La primera participación que reseñamos está relacionada con ver y oír la celebración litúrgica. Este es un primer modo de participación necesario para todos: ver el desarrollo de los ritos y poder oír las oraciones, lecturas, plegarias y cantos. Ver y oír ya es participar y nos introduce en el Misterio celebrado.
 
 
            El mismo Misal prescribe así el lugar de los fieles en la nave de la iglesia:
 
            “Dispónganse los lugares para los fieles con el conveniente cuidado, de tal forma que puedan participar debidamente, siguiendo con su mirada y de corazón, las sagradas celebraciones. Es conveniente que los fieles dispongan habitualmente de bancas o de sillas. Sin embargo, debe reprobarse la costumbre de reservar asientos a algunas personas particulares. En todo caso, dispónganse de tal manera las bancas o asientos, especialmente en las iglesias recientemente construidas, que los fieles puedan asumir con facilidad las posturas corporales exigidas por las diversas partes de la celebración y puedan acercarse expeditamente a recibir la Comunión.

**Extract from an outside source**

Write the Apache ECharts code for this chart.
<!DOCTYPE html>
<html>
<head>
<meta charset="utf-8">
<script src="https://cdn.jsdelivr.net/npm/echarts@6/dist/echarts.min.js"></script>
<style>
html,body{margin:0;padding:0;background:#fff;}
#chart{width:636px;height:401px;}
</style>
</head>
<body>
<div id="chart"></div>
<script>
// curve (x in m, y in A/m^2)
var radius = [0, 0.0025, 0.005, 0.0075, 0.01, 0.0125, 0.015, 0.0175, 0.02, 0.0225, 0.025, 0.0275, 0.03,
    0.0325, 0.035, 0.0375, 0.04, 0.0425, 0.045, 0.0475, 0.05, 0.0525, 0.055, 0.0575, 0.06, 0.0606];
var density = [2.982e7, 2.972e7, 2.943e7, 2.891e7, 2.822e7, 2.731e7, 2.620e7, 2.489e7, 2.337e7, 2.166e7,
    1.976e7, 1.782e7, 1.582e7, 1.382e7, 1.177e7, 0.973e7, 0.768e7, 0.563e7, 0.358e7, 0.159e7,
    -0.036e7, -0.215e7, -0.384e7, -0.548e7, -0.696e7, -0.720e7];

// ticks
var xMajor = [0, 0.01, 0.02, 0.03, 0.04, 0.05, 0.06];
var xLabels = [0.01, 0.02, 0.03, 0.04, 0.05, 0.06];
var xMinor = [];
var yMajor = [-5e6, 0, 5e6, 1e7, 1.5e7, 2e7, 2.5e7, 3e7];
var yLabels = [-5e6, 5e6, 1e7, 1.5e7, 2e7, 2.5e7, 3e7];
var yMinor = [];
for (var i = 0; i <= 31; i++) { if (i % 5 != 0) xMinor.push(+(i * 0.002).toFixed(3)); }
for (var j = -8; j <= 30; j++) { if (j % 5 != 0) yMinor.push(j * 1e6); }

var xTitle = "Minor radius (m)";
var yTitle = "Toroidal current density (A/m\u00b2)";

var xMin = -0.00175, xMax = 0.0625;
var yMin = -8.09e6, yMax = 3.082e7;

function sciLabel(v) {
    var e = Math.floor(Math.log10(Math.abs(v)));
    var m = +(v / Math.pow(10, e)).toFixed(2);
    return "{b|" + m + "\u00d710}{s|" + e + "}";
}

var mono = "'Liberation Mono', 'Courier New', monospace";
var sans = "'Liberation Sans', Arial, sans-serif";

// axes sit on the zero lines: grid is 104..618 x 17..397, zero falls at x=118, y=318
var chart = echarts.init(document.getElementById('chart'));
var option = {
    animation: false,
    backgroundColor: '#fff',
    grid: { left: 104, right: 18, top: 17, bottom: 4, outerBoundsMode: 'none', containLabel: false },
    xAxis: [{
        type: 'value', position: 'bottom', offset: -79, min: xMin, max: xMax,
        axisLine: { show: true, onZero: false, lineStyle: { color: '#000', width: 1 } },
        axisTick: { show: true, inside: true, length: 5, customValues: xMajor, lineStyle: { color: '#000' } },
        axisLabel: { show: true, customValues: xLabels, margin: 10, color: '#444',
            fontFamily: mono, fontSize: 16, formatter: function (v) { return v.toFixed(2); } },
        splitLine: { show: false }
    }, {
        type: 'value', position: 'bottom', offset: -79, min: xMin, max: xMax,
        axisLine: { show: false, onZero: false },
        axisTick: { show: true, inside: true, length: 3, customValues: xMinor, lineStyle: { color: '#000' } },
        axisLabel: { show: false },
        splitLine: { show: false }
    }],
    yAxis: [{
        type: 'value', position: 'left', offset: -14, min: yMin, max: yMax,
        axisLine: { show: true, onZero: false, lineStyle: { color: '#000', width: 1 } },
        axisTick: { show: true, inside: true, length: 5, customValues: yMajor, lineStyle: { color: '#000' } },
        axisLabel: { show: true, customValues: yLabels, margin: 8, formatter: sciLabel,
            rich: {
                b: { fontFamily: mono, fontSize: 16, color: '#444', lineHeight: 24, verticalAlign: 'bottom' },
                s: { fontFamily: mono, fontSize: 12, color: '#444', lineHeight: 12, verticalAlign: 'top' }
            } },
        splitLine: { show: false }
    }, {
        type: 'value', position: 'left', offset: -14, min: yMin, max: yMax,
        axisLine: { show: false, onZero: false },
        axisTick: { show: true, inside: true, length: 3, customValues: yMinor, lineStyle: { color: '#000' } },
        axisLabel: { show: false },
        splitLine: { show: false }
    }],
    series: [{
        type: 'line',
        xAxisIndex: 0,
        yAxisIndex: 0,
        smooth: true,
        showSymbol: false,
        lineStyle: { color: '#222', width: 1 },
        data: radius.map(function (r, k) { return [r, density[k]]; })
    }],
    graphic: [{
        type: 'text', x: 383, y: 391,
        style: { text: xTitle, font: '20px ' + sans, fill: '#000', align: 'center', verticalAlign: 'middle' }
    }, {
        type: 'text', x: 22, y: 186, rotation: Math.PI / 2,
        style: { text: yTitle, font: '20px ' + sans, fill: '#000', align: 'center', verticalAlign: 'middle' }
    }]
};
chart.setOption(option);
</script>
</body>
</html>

            Procúrese que los fieles no sólo puedan ver al sacerdote, al diácono y a los lectores, sino que también puedan oírlos cómodamente, empleando los instrumentos técnicos de hoy” (IGMR 311).
 
“Al edificar los templos, procúrese con diligencia que sean aptos para la celebración de las acciones litúrgicas y para conseguir la participación activa de los fieles” (SC 124).
 

Referente al “oír”, hay un común acuerdo que ha llevado a la instalación de la megafonía en todos los templos que por su tamaño la requieran. Sólo es cuestión de atinar y calibrar en el volumen para que ni atrone por un volumen demasiado alto, que aturde a todos y hace que los micrófonos se acoplen, ni un volumen tan bajo que exija tal atención de todos que difícilmente se pueda seguir bien la celebración.
 
Respecto al “ver”, recordemos cómo los presbiterios se construyen elevados, con varios escalones, para permitir una mejor visibilidad y el ambón, como su nombre en griego significa, es un lugar elevado adonde sube el lector y el diácono para ser bien vistos y oídos por todos.
 
“El presbiterio es el lugar en el cual sobresale el altar, se proclama la Palabra de Dios, y el sacerdote, el diácono y los demás ministros ejercen su ministerio. Debe distinguirse adecuadamente de la nave de la iglesia, bien sea por estar más elevado o por su peculiar estructura y ornato. Sea, pues, de tal amplitud que pueda cómodamente realizarse y presenciarse la celebración de la Eucaristía” (IGMR 295).
 
El ambón mismo es un lugar elevado, solemne, reservado para la lectura de la Palabra divina, al cual suben los lectores y el diácono y se convierte en un espacio simbólico del anuncio evangélico. No cualquier atril resultará ser un ambón:
 
“Conviene que por lo general este sitio sea un ambón estable, no un simple atril portátil. El ambón, según la estructura de la iglesia, debe estar colocado de tal manera que los ministros ordenados y los lectores puedan ser vistos y escuchados convenientemente por los fieles” (IGMR 309).
 
Un falso concepto de cercanía, presunta sencillez y participación durante ciertas épocas recientes ha eliminado incluso los escalones del presbiterio para que el altar esté casi rozando las primeras filas de fieles –en una tarima o con un solo escalón-. Se dejaba el presbiterio sin uso, y en el crucero de la iglesia se instalaba un pequeño altar y un atril (en lugar de un ambón) con un solo escalón por altura.
 
Lo que se conseguía era obstaculizar la visión, de modo que los que estén más atrás en la nave de la iglesia puedan ver algo. La altura del presbiterio debe ir en consonancia con la longitud y tamaño de todo el templo para poder ver bien el desarrollo de la acción litúrgica y unirse así al Misterio que se celebra.
 
            Es el primer grado de participación: ver y oír, porque conducirá a una participación más interior, honda, espiritual.